What the task requires — Retype only the lines running from the line that contains "Emit a LaTeX" to the line that contains "I. Short Answers", inclusive, and leave the pictures behind.

------ The input

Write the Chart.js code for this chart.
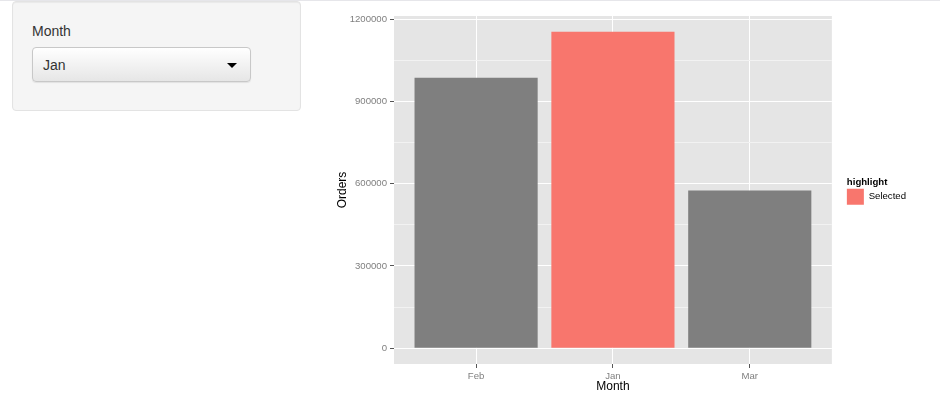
<!DOCTYPE html>
<html>
<head>
<meta charset="utf-8">
<script src="https://cdn.jsdelivr.net/npm/chart.js@4"></script>
<style>
  html, body { margin: 0; padding: 0; background: #fff; }
  body { width: 940px; height: 399px; position: relative; overflow: hidden;
         font-family: "Liberation Sans", Arial, sans-serif; color: #333; }
  .topline { position: absolute; left: 0; top: 0; width: 940px; height: 1px; background: #e6e6ea; }
  .well { position: absolute; left: 12px; top: 1px; width: 287px; height: 108px;
          background: #f5f5f5; border: 1px solid #e3e3e3; border-radius: 4px;
          box-shadow: inset 0 1px 1px rgba(0,0,0,0.05); }
  .well label { position: absolute; left: 19px; top: 19px; font-size: 14px; line-height: 20px; }
  .select { position: absolute; left: 19px; top: 45px; width: 217px; height: 33px;
            border: 1px solid #c8c8c8; border-radius: 4px;
            background: linear-gradient(#ffffff, #e6e6e6); box-shadow: 0 1px 1px rgba(0,0,0,0.08); }
  .select span { position: absolute; left: 10px; top: 7px; font-size: 14px; line-height: 20px; color: #333; }
  .caret { position: absolute; left: 194px; top: 15px; width: 0; height: 0;
           border-left: 5px solid transparent; border-right: 5px solid transparent; border-top: 5px solid #000; }
  #plot { position: absolute; left: 320px; top: 0; width: 620px; height: 399px; }
</style>
</head>
<body>
<div class="topline"></div>
<div class="well">
  <label>Month</label>
  <div class="select"><span>Jan</span><div class="caret"></div></div>
</div>
<div id="plot"><canvas id="chart"></canvas></div>
<script>
const months = ['Feb', 'Jan', 'Mar'];
const orders = [986000, 1154000, 575000];
const selectedMonth = 'Jan';
const yMajorTicks = [0, 300000, 600000, 900000, 1200000];
const yGridTicks = [0, 150000, 300000, 450000, 600000, 750000, 900000, 1050000, 1200000];

const selectedColor = '#F8766D';
const otherColor = '#7F7F7F';

// ggplot-style 5% expansion on the continuous axis, 0.6 on the discrete one
const yMax = Math.max(...orders);
const yPad = yMax * 0.05;

Chart.defaults.font.family = '"Liberation Sans", Arial, sans-serif';

const panelBg = {
  id: 'panelBg',
  beforeDraw(chart) {
    const a = chart.chartArea;
    const ctx = chart.ctx;
    ctx.save();
    ctx.fillStyle = '#E5E5E5';
    ctx.fillRect(a.left, a.top, a.right - a.left, a.bottom - a.top);
    ctx.restore();
  }
};

// legend title drawn in line with the legend keys, like ggplot
const legendTitle = {
  id: 'legendTitle',
  afterDraw(chart) {
    const box = chart.legend.legendHitBoxes[0];
    if (!box) return;
    const ctx = chart.ctx;
    ctx.save();
    ctx.fillStyle = '#000';
    ctx.font = 'bold 9.6px "Liberation Sans", Arial, sans-serif';
    ctx.textBaseline = 'alphabetic';
    ctx.textAlign = 'left';
    ctx.fillText('highlight', box.left, box.top - 4);
    ctx.restore();
  }
};

function isMajor(v) {
  return yMajorTicks.includes(v);
}

new Chart(document.getElementById('chart'), {
  type: 'bar',
  data: {
    datasets: [{
      label: 'highlight',
      data: months.map((m, i) => ({ x: i + 1, y: orders[i] })),
      backgroundColor: months.map(m => m === selectedMonth ? selectedColor : otherColor),
      borderWidth: 0,
      barPercentage: 0.9,
      categoryPercentage: 1.0
    }]
  },
  options: {
    responsive: true,
    maintainAspectRatio: false,
    animation: false,
    layout: { padding: { top: 16, left: 0, right: 24, bottom: 0 } },
    plugins: {
      tooltip: { enabled: false },
      legend: {
        position: 'right',
        fullSize: false,
        title: {
          display: true,
          text: 'highlight',
          color: 'rgba(0,0,0,0)',
          font: { size: 9.6, weight: 'bold' },
          padding: { top: 0, bottom: 2 }
        },
        labels: {
          boxWidth: 17,
          boxHeight: 16,
          padding: 15,
          color: '#000',
          font: { size: 9.6 },
          generateLabels: () => [{
            text: 'Selected',
            fillStyle: selectedColor,
            strokeStyle: selectedColor,
            fontColor: '#000',
            lineWidth: 0,
            hidden: false,
            datasetIndex: 0
          }]
        }
      }
    },
    scales: {
      x: {
        type: 'linear',
        min: 0.4,
        max: months.length + 0.6,
        offset: false,
        border: { display: false },
        grid: {
          offset: false,
          color: '#FFFFFF',
          lineWidth: 1,
          tickColor: '#555',
          tickLength: 4
        },
        ticks: {
          stepSize: 1,
          includeBounds: false,
          padding: 3,
          color: '#7F7F7F',
          font: { size: 9.6 },
          callback: v => months[v - 1]
        },
        title: {
          display: true,
          text: 'Month',
          color: '#000',
          font: { size: 12 },
          padding: { top: 0, bottom: 5 }
        },
        afterFit(scale) { scale.height = 35; }
      },
      y: {
        min: -yPad,
        max: yMax + yPad,
        border: { display: false },
        afterBuildTicks(scale) {
          scale.ticks = yGridTicks.map(v => ({ value: v }));
        },
        grid: {
          color: ctx => isMajor(ctx.tick.value) ? '#FFFFFF' : '#F2F2F2',
          tickColor: ctx => isMajor(ctx.tick.value) ? '#555' : 'rgba(0,0,0,0)',
          lineWidth: 1,
          tickLength: 4
        },
        ticks: {
          autoSkip: false,
          padding: 3,
          color: '#7F7F7F',
          font: { size: 9.6 },
          callback: v => isMajor(v) ? String(v) : ''
        },
        title: {
          display: true,
          text: 'Orders',
          color: '#000',
          font: { size: 12 },
          padding: { top: 15, bottom: 0 }
        },
        afterFit(scale) { scale.width = 74; }
      }
    }
  },
  plugins: [panelBg, legendTitle]
});
</script>
</body>
</html>
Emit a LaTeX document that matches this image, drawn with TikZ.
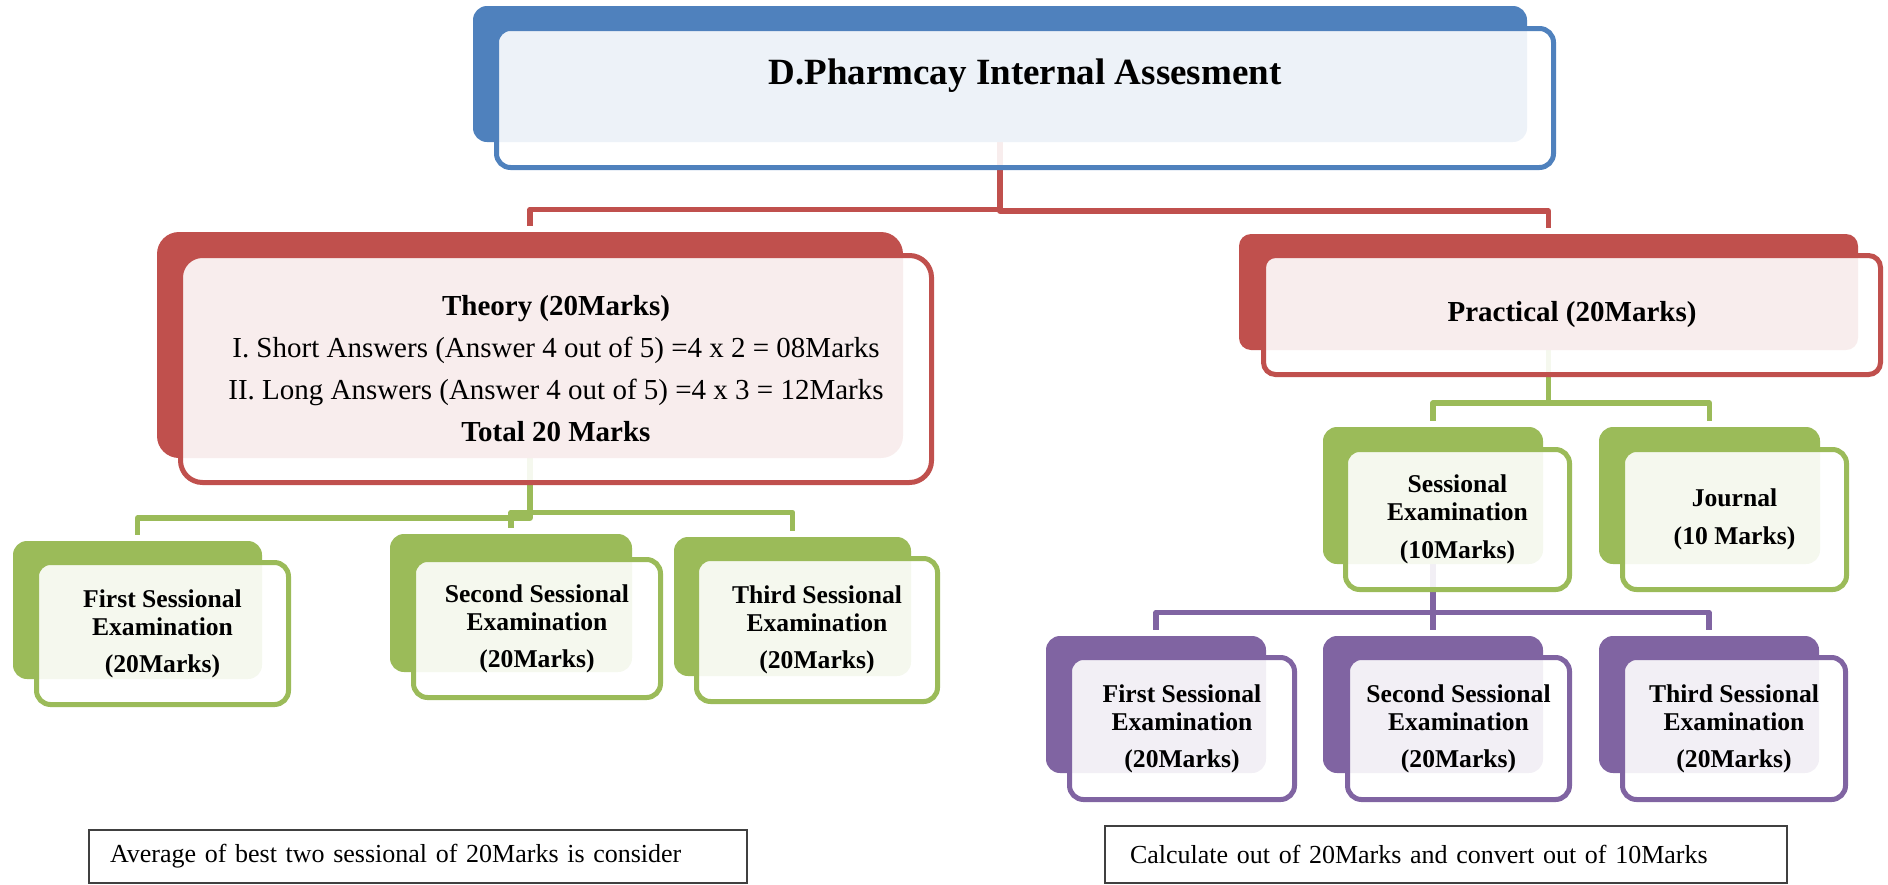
\documentclass[tikz,border=0pt]{standalone}
\usepackage{fontspec}
\setmainfont{Liberation Serif}
\usetikzlibrary{backgrounds}
\definecolor{accblue}{HTML}{4F81BD}
\definecolor{accred}{HTML}{C0504D}
\definecolor{accgreen}{HTML}{9BBB59}
\definecolor{accpurple}{HTML}{8064A2}
\tikzset{
  backbox/.style={fill=#1, inner sep=0pt},
  frontbox/.style={draw=#1, line width=2.5pt, fill=white, fill opacity=0.9, text opacity=1, inner sep=0pt, align=center},
  link/.style={draw=#1, line width=2.6pt, line join=round, shorten >=3pt},
  headtext/.style={font=\fontsize{18.5}{22}\selectfont\bfseries},
  bigtext/.style={font=\fontsize{14.5}{21}\selectfont},
  smalltext/.style={font=\fontsize{12.8}{14}\selectfont\bfseries},
  note/.style={draw=black!75, line width=0.7pt, inner sep=0pt, align=left, font=\fontsize{13}{15}\selectfont}
}
\begin{document}
\begin{tikzpicture}[x=0.5pt, y=-0.5pt]
\useasboundingbox (0,0) rectangle (1888,884);

\node[backbox=accblue, rounded corners=7pt, minimum width=527pt, minimum height=68pt] (topB) at (1000,74) {};
\node[frontbox=accblue, rounded corners=7pt, minimum width=528.5pt, minimum height=69.5pt, headtext, text depth=26pt] (top) at (1025,98) {D.Pharmcay Internal Assesment};

\node[backbox=accred, rounded corners=11pt, minimum width=373pt, minimum height=113pt] (thB) at (530,345) {};
\node[frontbox=accred, rounded corners=11pt, minimum width=375.5pt, minimum height=113.5pt, bigtext] (th) at (556,369)
  {\textbf{Theory (20Marks)}\\ I. Short Answers (Answer 4 out of 5) =4 x 2 = 08Marks\\ II. Long Answers (Answer 4 out of 5) =4 x 3 = 12Marks\\ \textbf{Total 20 Marks}};

\node[backbox=accred, rounded corners=6pt, minimum width=309.5pt, minimum height=58pt] (prB) at (1548.5,292) {};
\node[frontbox=accred, rounded corners=6pt, minimum width=308.5pt, minimum height=59.5pt, bigtext] (pr) at (1572,315) {\textbf{Practical (20Marks)}};

\node[backbox=accgreen, rounded corners=7pt, minimum width=124.5pt, minimum height=69pt] (t1B) at (137.5,610) {};
\node[frontbox=accgreen, rounded corners=7pt, minimum width=126pt, minimum height=71pt, smalltext] (t1) at (162.5,633.5) {First Sessional\\ Examination\\[4.5pt] (20Marks)};

\node[backbox=accgreen, rounded corners=7pt, minimum width=121pt, minimum height=69pt] (t2B) at (511,603) {};
\node[frontbox=accgreen, rounded corners=7pt, minimum width=123.5pt, minimum height=69pt, smalltext] (t2) at (537,628.5) {Second Sessional\\ Examination\\[4.5pt] (20Marks)};

\node[backbox=accgreen, rounded corners=7pt, minimum width=118.5pt, minimum height=69.5pt] (t3B) at (792.5,606.5) {};
\node[frontbox=accgreen, rounded corners=7pt, minimum width=120.5pt, minimum height=71.5pt, smalltext] (t3) at (817,630) {Third Sessional\\ Examination\\[4.5pt] (20Marks)};

\node[backbox=accgreen, rounded corners=7pt, minimum width=110pt, minimum height=68.5pt] (seB) at (1433,495.5) {};
\node[frontbox=accgreen, rounded corners=7pt, minimum width=112pt, minimum height=70pt, smalltext] (se) at (1457.5,519.5) {Sessional\\ Examination\\[5pt] (10Marks)};

\node[backbox=accgreen, rounded corners=7pt, minimum width=110.5pt, minimum height=68.5pt] (joB) at (1709.5,495.5) {};
\node[frontbox=accgreen, rounded corners=7pt, minimum width=112pt, minimum height=70pt, smalltext] (jo) at (1734.5,519.5) {Journal\\[5pt] (10 Marks)};

\node[backbox=accpurple, rounded corners=7pt, minimum width=110pt, minimum height=68.5pt] (p1B) at (1156,704.5) {};
\node[frontbox=accpurple, rounded corners=7pt, minimum width=112.5pt, minimum height=71pt, smalltext] (p1) at (1182,728.5) {First Sessional\\ Examination\\[4.5pt] (20Marks)};

\node[backbox=accpurple, rounded corners=7pt, minimum width=110pt, minimum height=68.5pt] (p2B) at (1433,704.5) {};
\node[frontbox=accpurple, rounded corners=7pt, minimum width=111pt, minimum height=71pt, smalltext] (p2) at (1458.5,728.5) {Second Sessional\\ Examination\\[4.5pt] (20Marks)};

\node[backbox=accpurple, rounded corners=7pt, minimum width=110pt, minimum height=68.5pt] (p3B) at (1709,704.5) {};
\node[frontbox=accpurple, rounded corners=7pt, minimum width=111.5pt, minimum height=71pt, smalltext] (p3) at (1734,728.5) {Third Sessional\\ Examination\\[4.5pt] (20Marks)};

\node[note, text width=308pt, inner xsep=10.5pt, minimum height=26.5pt] (avg) at (418,856.5) {Average of best two sessional of 20Marks is consider};
\node[note, text width=316pt, inner xsep=12.5pt, minimum height=28.5pt] (calc) at (1446,854.5) {Calculate out of 20Marks and convert out of 10Marks};

\begin{scope}[on background layer]
\draw[link=accred] (topB.south) -- ++(0,67) -| (thB.north);
\draw[link=accred] (topB.south) -- ++(0,68.5) -| (prB.north);
\draw[link=accgreen] (thB.south) -- ++(0,59.5) -| (t1B.north);
\draw[link=accgreen] (thB.south) -- ++(0,54) -| (t2B.north);
\draw[link=accgreen] (thB.south) -- ++(0,54) -| (t3B.north);
\draw[link=accgreen] (prB.south) -- ++(0,52.5) -| (seB.north);
\draw[link=accgreen] (prB.south) -- ++(0,52.5) -| (joB.north);
\draw[link=accpurple] (seB.south) -- ++(0,48) -| (p1B.north);
\draw[link=accpurple] (seB.south) -- ++(0,48) -| (p2B.north);
\draw[link=accpurple] (seB.south) -- ++(0,48) -| (p3B.north);
\end{scope}
\end{tikzpicture}
\end{document}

------------

Answer to the task —
Emit a LaTeX document that matches this image, drawn with TikZ.
\documentclass[tikz,border=0pt]{standalone}
\usepackage{fontspec}
\setmainfont{Liberation Serif}
\usetikzlibrary{backgrounds}
\definecolor{accblue}{HTML}{4F81BD}
\definecolor{accred}{HTML}{C0504D}
\definecolor{accgreen}{HTML}{9BBB59}
\definecolor{accpurple}{HTML}{8064A2}
\tikzset{
  backbox/.style={fill=#1, inner sep=0pt},
  frontbox/.style={draw=#1, line width=2.5pt, fill=white, fill opacity=0.9, text opacity=1, inner sep=0pt, align=center},
  link/.style={draw=#1, line width=2.6pt, line join=round, shorten >=3pt},
  headtext/.style={font=\fontsize{18.5}{22}\selectfont\bfseries},
  bigtext/.style={font=\fontsize{14.5}{21}\selectfont},
  smalltext/.style={font=\fontsize{12.8}{14}\selectfont\bfseries},
  note/.style={draw=black!75, line width=0.7pt, inner sep=0pt, align=left, font=\fontsize{13}{15}\selectfont}
}
\begin{document}
\begin{tikzpicture}[x=0.5pt, y=-0.5pt]
\useasboundingbox (0,0) rectangle (1888,884);

\node[backbox=accblue, rounded corners=7pt, minimum width=527pt, minimum height=68pt] (topB) at (1000,74) {};
\node[frontbox=accblue, rounded corners=7pt, minimum width=528.5pt, minimum height=69.5pt, headtext, text depth=26pt] (top) at (1025,98) {D.Pharmcay Internal Assesment};

\node[backbox=accred, rounded corners=11pt, minimum width=373pt, minimum height=113pt] (thB) at (530,345) {};
\node[frontbox=accred, rounded corners=11pt, minimum width=375.5pt, minimum height=113.5pt, bigtext] (th) at (556,369)
  {\textbf{Theory (20Marks)}\\ I. Short Answers (Answer 4 out of 5) =4 x 2 = 08Marks\\ II. Long Answers (Answer 4 out of 5) =4 x 3 = 12Marks\\ \textbf{Total 20 Marks}};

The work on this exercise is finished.